Par Jeff
Wittich, Chief Product Officer chez Ampere.
Avec l'explosion de la
demande en IA, comment faire évoluer l'infrastructure informatique de manière
durable sans épuiser les ressources en eau et en énergie ? Jeff Wittich, CPO
chez Ampere Computing, suggère en premier lieu d'optimiser les performances par
watt et la densité des racks dans l’infrastructure des centres de données
existants.
L’Europe traverse un
été hors norme. Les vagues de chaleur record et les sécheresses prolongées font
pression sur les ressources disponibles en eau et en énergie.
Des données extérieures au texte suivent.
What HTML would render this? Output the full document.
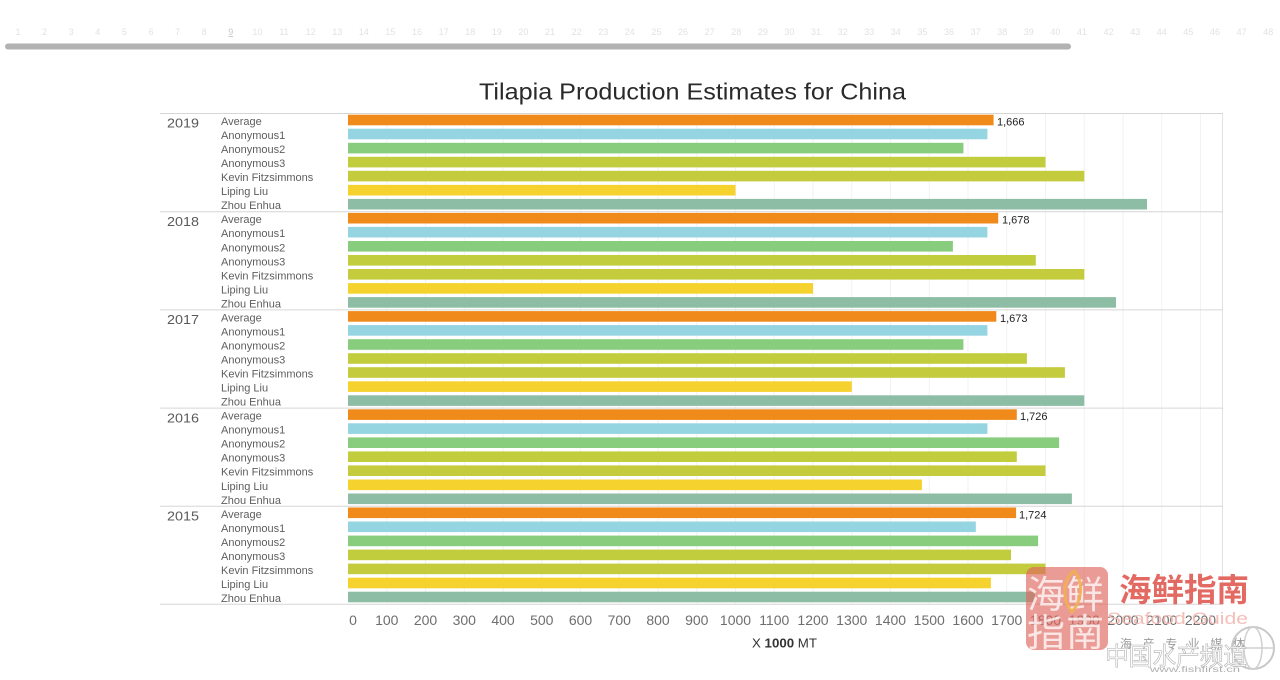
<!DOCTYPE html>
<html><head><meta charset="utf-8"><style>
html,body{margin:0;padding:0;background:#fff;width:1280px;height:680px;overflow:hidden}
svg{display:block}
text{font-family:"Liberation Sans","Noto Sans CJK SC",sans-serif}
</style></head><body>
<svg width="1280" height="680" viewBox="0 0 1280 680" xmlns="http://www.w3.org/2000/svg">
<rect width="1280" height="680" fill="#fff"/>
<!-- top ruler -->
<g font-size="9" fill="#e2e2e2" text-anchor="middle">
<text x="18" y="35">1</text><text x="44.6" y="35">2</text><text x="71.2" y="35">3</text><text x="97.8" y="35">4</text><text x="124.4" y="35">5</text><text x="151" y="35">6</text><text x="177.6" y="35">7</text><text x="204.2" y="35">8</text><text x="230.8" y="35" fill="#c8c8c8" text-decoration="underline">9</text><text x="257.4" y="35">10</text><text x="284" y="35">11</text><text x="310.6" y="35">12</text><text x="337.2" y="35">13</text><text x="363.8" y="35">14</text><text x="390.4" y="35">15</text><text x="417" y="35">16</text><text x="443.6" y="35">17</text><text x="470.2" y="35">18</text><text x="496.8" y="35">19</text><text x="523.4" y="35">20</text><text x="550" y="35">21</text><text x="576.6" y="35">22</text><text x="603.2" y="35">23</text><text x="629.8" y="35">24</text><text x="656.4" y="35">25</text><text x="683" y="35">26</text><text x="709.6" y="35">27</text><text x="736.2" y="35">28</text><text x="762.8" y="35">29</text><text x="789.4" y="35">30</text><text x="816" y="35">31</text><text x="842.6" y="35">32</text><text x="869.2" y="35">33</text><text x="895.8" y="35">34</text><text x="922.4" y="35">35</text><text x="949" y="35">36</text><text x="975.6" y="35">37</text><text x="1002.2" y="35">38</text><text x="1028.8" y="35">39</text><text x="1055.4" y="35">40</text><text x="1082" y="35">41</text><text x="1108.6" y="35">42</text><text x="1135.2" y="35">43</text><text x="1161.8" y="35">44</text><text x="1188.4" y="35">45</text><text x="1215" y="35">46</text><text x="1241.6" y="35">47</text><text x="1268.2" y="35">48</text>
</g>
<rect x="5" y="43.5" width="1066" height="6" rx="3" fill="#b2b2b2"/>

<!-- title -->
<text x="479" y="99.5" font-size="23" fill="#2a2a2a" textLength="427" lengthAdjust="spacingAndGlyphs">Tilapia Production Estimates for China</text>

<!-- gridlines -->
<g stroke="#f2f2f2" stroke-width="1">
<line x1="386.75" y1="113" x2="386.75" y2="604"/><line x1="425.5" y1="113" x2="425.5" y2="604"/><line x1="464.25" y1="113" x2="464.25" y2="604"/><line x1="503" y1="113" x2="503" y2="604"/><line x1="541.75" y1="113" x2="541.75" y2="604"/><line x1="580.5" y1="113" x2="580.5" y2="604"/><line x1="619.25" y1="113" x2="619.25" y2="604"/><line x1="658" y1="113" x2="658" y2="604"/><line x1="696.75" y1="113" x2="696.75" y2="604"/><line x1="735.5" y1="113" x2="735.5" y2="604"/><line x1="774.25" y1="113" x2="774.25" y2="604"/><line x1="813" y1="113" x2="813" y2="604"/><line x1="851.75" y1="113" x2="851.75" y2="604"/><line x1="890.5" y1="113" x2="890.5" y2="604"/><line x1="929.25" y1="113" x2="929.25" y2="604"/><line x1="968" y1="113" x2="968" y2="604"/><line x1="1006.75" y1="113" x2="1006.75" y2="604"/><line x1="1045.5" y1="113" x2="1045.5" y2="604"/><line x1="1084.25" y1="113" x2="1084.25" y2="604"/><line x1="1123" y1="113" x2="1123" y2="604"/><line x1="1161.75" y1="113" x2="1161.75" y2="604"/><line x1="1200.5" y1="113" x2="1200.5" y2="604"/>
</g>
<line x1="1222.5" y1="113" x2="1222.5" y2="604" stroke="#e2e2e2"/>
<!-- separators -->
<g stroke="#d6d6d6" stroke-width="1">
<line x1="160" y1="113.5" x2="1223" y2="113.5"/>
<line x1="160" y1="211.7" x2="1223" y2="211.7"/>
<line x1="160" y1="309.9" x2="1223" y2="309.9"/>
<line x1="160" y1="408.1" x2="1223" y2="408.1"/>
<line x1="160" y1="506.3" x2="1223" y2="506.3"/>
<line x1="160" y1="604.3" x2="1223" y2="604.3"/>
</g>

<!-- year labels -->
<g font-size="13" fill="#5a5a5a">
<text x="167" y="127.7" textLength="32" lengthAdjust="spacingAndGlyphs">2019</text>
<text x="167" y="225.9" textLength="32" lengthAdjust="spacingAndGlyphs">2018</text>
<text x="167" y="324.1" textLength="32" lengthAdjust="spacingAndGlyphs">2017</text>
<text x="167" y="422.3" textLength="32" lengthAdjust="spacingAndGlyphs">2016</text>
<text x="167" y="520.5" textLength="32" lengthAdjust="spacingAndGlyphs">2015</text>
</g>

<!-- row labels -->
<g font-size="11" fill="#5e5e5e">
<text x="221" y="125">Average</text><text x="221" y="139">Anonymous1</text><text x="221" y="153.1">Anonymous2</text><text x="221" y="167.1">Anonymous3</text><text x="221" y="181.1">Kevin Fitzsimmons</text><text x="221" y="195.2">Liping Liu</text><text x="221" y="209.2">Zhou Enhua</text>
<text x="221" y="223.2">Average</text><text x="221" y="237.2">Anonymous1</text><text x="221" y="251.3">Anonymous2</text><text x="221" y="265.3">Anonymous3</text><text x="221" y="279.3">Kevin Fitzsimmons</text><text x="221" y="293.4">Liping Liu</text><text x="221" y="307.4">Zhou Enhua</text>
<text x="221" y="321.4">Average</text><text x="221" y="335.4">Anonymous1</text><text x="221" y="349.5">Anonymous2</text><text x="221" y="363.5">Anonymous3</text><text x="221" y="377.5">Kevin Fitzsimmons</text><text x="221" y="391.6">Liping Liu</text><text x="221" y="405.6">Zhou Enhua</text>
<text x="221" y="419.6">Average</text><text x="221" y="433.6">Anonymous1</text><text x="221" y="447.7">Anonymous2</text><text x="221" y="461.7">Anonymous3</text><text x="221" y="475.7">Kevin Fitzsimmons</text><text x="221" y="489.8">Liping Liu</text><text x="221" y="503.8">Zhou Enhua</text>
<text x="221" y="517.8">Average</text><text x="221" y="531.8">Anonymous1</text><text x="221" y="545.9">Anonymous2</text><text x="221" y="559.9">Anonymous3</text><text x="221" y="573.9">Kevin Fitzsimmons</text><text x="221" y="588">Liping Liu</text><text x="221" y="602">Zhou Enhua</text>
</g>

<!-- bars -->
<g>
<rect x="348" y="114.7" width="645.6" height="10.6" fill="#f08a1b"/>
<rect x="348" y="128.7" width="639.4" height="10.6" fill="#95d4e1"/>
<rect x="348" y="142.8" width="615.4" height="10.6" fill="#87cd7d"/>
<rect x="348" y="156.8" width="697.5" height="10.6" fill="#c2cd3e"/>
<rect x="348" y="170.8" width="736.3" height="10.6" fill="#c4cb3c"/>
<rect x="348" y="184.9" width="387.5" height="10.6" fill="#f5d22e"/>
<rect x="348" y="198.9" width="799" height="10.6" fill="#8dbea5"/>
<rect x="348" y="212.9" width="650.2" height="10.6" fill="#f08a1b"/>
<rect x="348" y="226.9" width="639.4" height="10.6" fill="#95d4e1"/>
<rect x="348" y="241" width="604.9" height="10.6" fill="#87cd7d"/>
<rect x="348" y="255" width="687.8" height="10.6" fill="#c2cd3e"/>
<rect x="348" y="269" width="736.3" height="10.6" fill="#c4cb3c"/>
<rect x="348" y="283.1" width="465" height="10.6" fill="#f5d22e"/>
<rect x="348" y="297.1" width="768" height="10.6" fill="#8dbea5"/>
<rect x="348" y="311.1" width="648.3" height="10.6" fill="#f08a1b"/>
<rect x="348" y="325.1" width="639.4" height="10.6" fill="#95d4e1"/>
<rect x="348" y="339.2" width="615.4" height="10.6" fill="#87cd7d"/>
<rect x="348" y="353.2" width="678.9" height="10.6" fill="#c2cd3e"/>
<rect x="348" y="367.2" width="716.9" height="10.6" fill="#c4cb3c"/>
<rect x="348" y="381.3" width="503.8" height="10.6" fill="#f5d22e"/>
<rect x="348" y="395.3" width="736.3" height="10.6" fill="#8dbea5"/>
<rect x="348" y="409.3" width="668.8" height="10.6" fill="#f08a1b"/>
<rect x="348" y="423.3" width="639.4" height="10.6" fill="#95d4e1"/>
<rect x="348" y="437.4" width="711.1" height="10.6" fill="#87cd7d"/>
<rect x="348" y="451.4" width="668.8" height="10.6" fill="#c2cd3e"/>
<rect x="348" y="465.4" width="697.5" height="10.6" fill="#c4cb3c"/>
<rect x="348" y="479.5" width="573.9" height="10.6" fill="#f5d22e"/>
<rect x="348" y="493.5" width="723.9" height="10.6" fill="#8dbea5"/>
<rect x="348" y="507.5" width="668.1" height="10.6" fill="#f08a1b"/>
<rect x="348" y="521.5" width="627.8" height="10.6" fill="#95d4e1"/>
<rect x="348" y="535.6" width="690.1" height="10.6" fill="#87cd7d"/>
<rect x="348" y="549.6" width="663" height="10.6" fill="#c2cd3e"/>
<rect x="348" y="563.6" width="697.5" height="10.6" fill="#c4cb3c"/>
<rect x="348" y="577.7" width="642.9" height="10.6" fill="#f5d22e"/>
<rect x="348" y="591.7" width="687" height="10.6" fill="#8dbea5"/>
</g>

<!-- value labels -->
<g font-size="11" fill="#222">
<text x="997" y="125.5">1,666</text>
<text x="1002" y="223.7">1,678</text>
<text x="1000" y="321.9">1,673</text>
<text x="1020" y="420.1">1,726</text>
<text x="1019" y="518.3">1,724</text>
</g>

<!-- x axis labels -->
<g font-size="14" fill="#6e6e6e" text-anchor="middle">
<text x="353" y="625">0</text><text x="386.75" y="625">100</text><text x="425.5" y="625">200</text><text x="464.25" y="625">300</text><text x="503" y="625">400</text><text x="541.75" y="625">500</text><text x="580.5" y="625">600</text><text x="619.25" y="625">700</text><text x="658" y="625">800</text><text x="696.75" y="625">900</text><text x="735.5" y="625">1000</text><text x="774.25" y="625">1100</text><text x="813" y="625">1200</text><text x="851.75" y="625">1300</text><text x="890.5" y="625">1400</text><text x="929.25" y="625">1500</text><text x="968" y="625">1600</text><text x="1006.75" y="625">1700</text><text x="1045.5" y="625">1800</text><text x="1084.25" y="625">1900</text><text x="1123" y="625">2000</text><text x="1161.75" y="625">2100</text><text x="1200.5" y="625">2200</text>
</g>
<text x="752" y="647.5" font-size="13" fill="#333" textLength="65" lengthAdjust="spacingAndGlyphs">X <tspan font-weight="bold">1000</tspan> MT</text>

<!-- watermark -->
<g>
<rect x="1026" y="567" width="82" height="83" rx="8" fill="#e0665c" opacity="0.65"/>
<g font-family="Noto Sans CJK SC, sans-serif" fill="#fff" opacity="0.75" font-size="38">
<text x="1027" y="608">海</text>
<text x="1066" y="608">鲜</text>
<text x="1027" y="646">指</text>
<text x="1066" y="646">南</text>
</g>
<path d="M1074 571 C1062 580 1062 600 1072 612 C1082 600 1084 582 1074 571 Z" fill="none" stroke="#f0b050" stroke-width="3" opacity="0.9"/>
<text x="1119" y="601" font-family="Noto Sans CJK SC, sans-serif" font-weight="bold" font-size="32" fill="#e36a62" textLength="130" lengthAdjust="spacingAndGlyphs">海鲜指南</text>
<text x="1107" y="624" font-size="17" fill="#f3b7b1" opacity="0.9" textLength="141" lengthAdjust="spacingAndGlyphs">Seafood Guide</text>
<circle cx="1253" cy="648" r="21" fill="none" stroke="#c8c8c8" stroke-width="2"/>
<ellipse cx="1253" cy="648" rx="9" ry="21" fill="none" stroke="#d0d0d0" stroke-width="1.5"/>
<line x1="1232" y1="648" x2="1274" y2="648" stroke="#d0d0d0" stroke-width="1.5"/>
<text x="1120" y="648" font-family="Noto Sans CJK SC, sans-serif" font-size="12" fill="#9a9a9a" textLength="125" lengthAdjust="spacing">海产专业媒体</text>
<text x="1105" y="665" font-family="Noto Sans CJK SC, sans-serif" font-size="25" fill="#fff" stroke="#b0b0b0" stroke-width="0.6" textLength="142" lengthAdjust="spacingAndGlyphs">中国水产频道</text>
<text x="1150" y="672" font-size="8" fill="#b0b0b0" textLength="90" lengthAdjust="spacingAndGlyphs">www.fishfirst.cn</text>
</g>
</svg>
</body></html>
Cette situation
contraint les gouvernements à adopter des mesures strictes, notamment en régulant
sévèrement les data centers gourmands en ressources.
Des analyses récentes
de l’UE ont sonné l'alarme : les data centers consomment des quantités
excessives d’eau et d’énergie pour le refroidissement de leurs serveurs. La
croissance des workloads d’IA ne fait qu’accroitre cette pression. La question
n’est plus de savoir si la demande de puissance de calcul augmentera mais
comment soutenir cette croissance sans aggraver la situation environnementale.
Une solution évidente
consiste à renforcer la puissance de calcul même des data centers existants.
En optimisant
l’efficacité de chaque watt d’électricité et la performance de chaque rack, il
ne sera pas nécessaire de construire davantage de data centers, ce qui se
traduit directement par une réduction des infrastructures, une baisse de la
consommation électrique globale et une diminution des besoins en eau pour le
refroidissement. La transition vers des infrastructures informatiques durables
ne se limite pas à l'utilisation d'énergies plus propres ou à la conception de
meilleurs systèmes de refroidissement. Elle implique également de réduire
l'empreinte physique des systèmes informatiques eux-mêmes.
Pourtant, la réalité
connaît une tendance inverse : l'essor de l'IA pousse les organisations à se
regrouper et à déployer des infrastructures plus importantes, souvent équipées
de matériel hautement spécialisé qui chauffe et consomme énormément d'énergie.
Si les gains d’efficacité ne progressent pas, l’industrie sera condamnée à une
expansion incontrôlée de ses infrastructures, chaque nouveau data center
aggravant l’empreinte environnementale globale.
Cette crise est déjà
une réalité : plusieurs régions européennes bloquent ou retardent les permis de
construction de nouveaux data centers face aux pénuries énergétiques et à
l’opposition des communautés locales. Plus tôt cette année à La Courneuve, certaines
autorités locales chargées de l'environnement ont alerté sur la consommation en
eau potable excessive des centres de données (près de 250.000 m³ par an) en
période de sécheresse, suscitant des critiques et des inquiétudes quant à leur
impact local et aux conflits d'utilisation. Dans ce contexte, l'efficacité des
infrastructures ne constitue plus seulement un objectif technique, mais un
enjeu déterminant pour les entreprises et les pouvoirs publics.
L'industrie doit
désormais se concentrer sur l'optimisation des performances réelles par watt,
non seulement au niveau des puces, mais également au niveau des racks et de
l'ensemble des systèmes.
Ce niveau d'efficacité
offre une grande flexibilité. Il permet aux fournisseurs cloud et IA d'évoluer
sans modifier leur empreinte, de se déployer dans des environnements restreints
et d'éviter de nouveaux conflits environnementaux et règlementaires.
Cette réalité impose une refonte radicale des architectures informatiques, où chaque décision technique doit désormais concilier deux impératifs : maximiser la performance par watt et intégrer en temps réel les innovations des processeurs les plus efficientes. Cela implique également de rééquilibrer les workloads et de concevoir des systèmes dont le débit est adapté à une consommation thermique et énergétique moindre. Une approche clé pour limiter la consommation d'eau et d'énergie, particulièrement cruciale dans les régions fortement impactées par le changement climatique. L’avenir de l’informatique durable repose sur l’optimisation intelligente des infrastructures actuelles plutôt que leur expansion aveugle.